What needs to be created, he said, is “a real conversation that will benefit the audience, not the host.”
He thinks there is a “podcast industrial complex.” Hosts aren’t starting shows “because it’s a fun, niche hobby,” he said. “They do it to make money or because it will make them an influencer.”
There’s no available data comparing podcast formats, such as how many interview shows exist and how many are news programs or narrative journalism. But industry analysts and production companies say that so-called “bantercasts,” in which the host and guests chitchat for an hour or more, make up the bulk of new productions.
“So many of these are just painful,” said Tom Webster, the senior vice president of Edison Research, which tracks consumer media behavior. “We revere the great interviewers, but it’s an incredible skill that nobody has. What did Terry Gross do before she had her own show? Well, she was an interviewer, not a marketer for a software company.”
Steve Pratt, a veteran Canadian Broadcasting Corp. producer who now runs a podcasting company called Pacific Content, actively discourages his clients from starting interview shows. Just because Joe Rogan can do it well, Pratt said, doesn’t mean the average Joe can.
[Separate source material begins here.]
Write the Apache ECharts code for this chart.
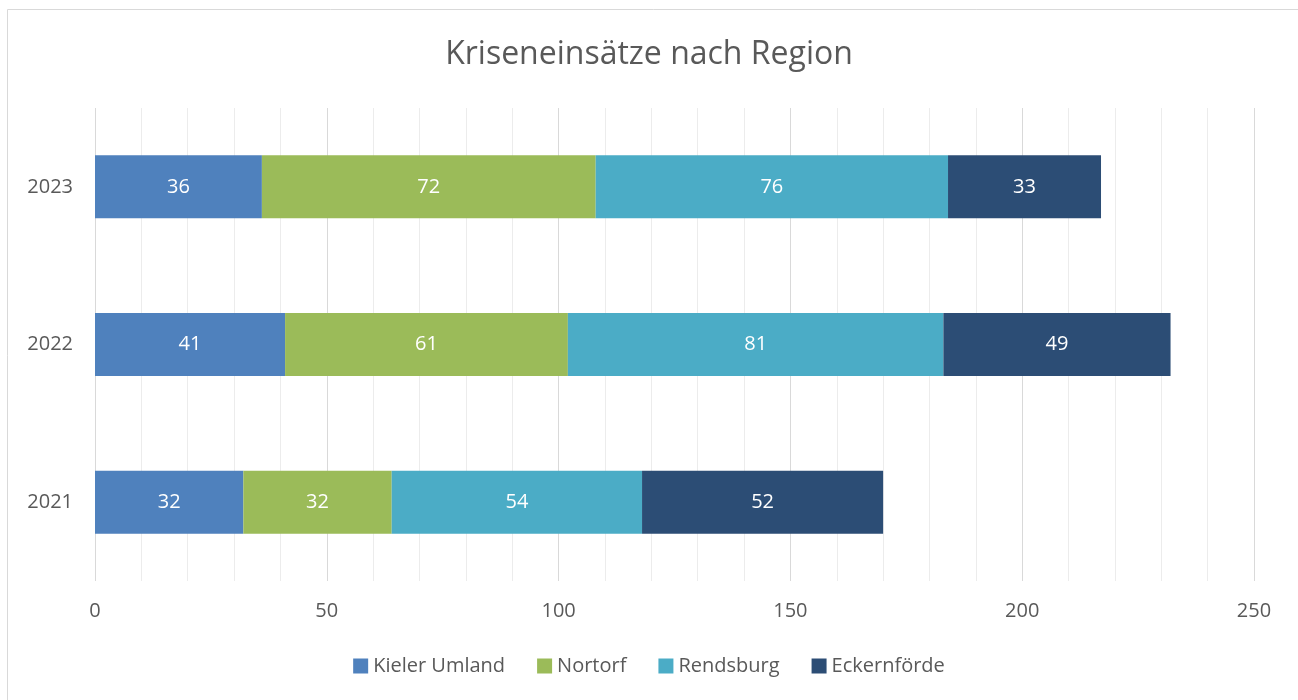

He likes to remind clients that the average American commute is under half an hour (about 27 minutes, according to census data) so you’ve got to respect people’s time. The key is to “put yourself in the listener’s shoes over and over again,” he said.
Meanwhile, Mandriota is giving podcasting another go. Her new attempt is an interview-style show about sex and relationships, and she’s committed to a longer run than “The Advice Podcast.”
“I’m going to have a set strategy, do the research and make sure I know what I’m doing, instead of just seeing what sticks,” she said. “It definitely won’t be taped at a library where janitors are walking around, yelling in the background of each episode.”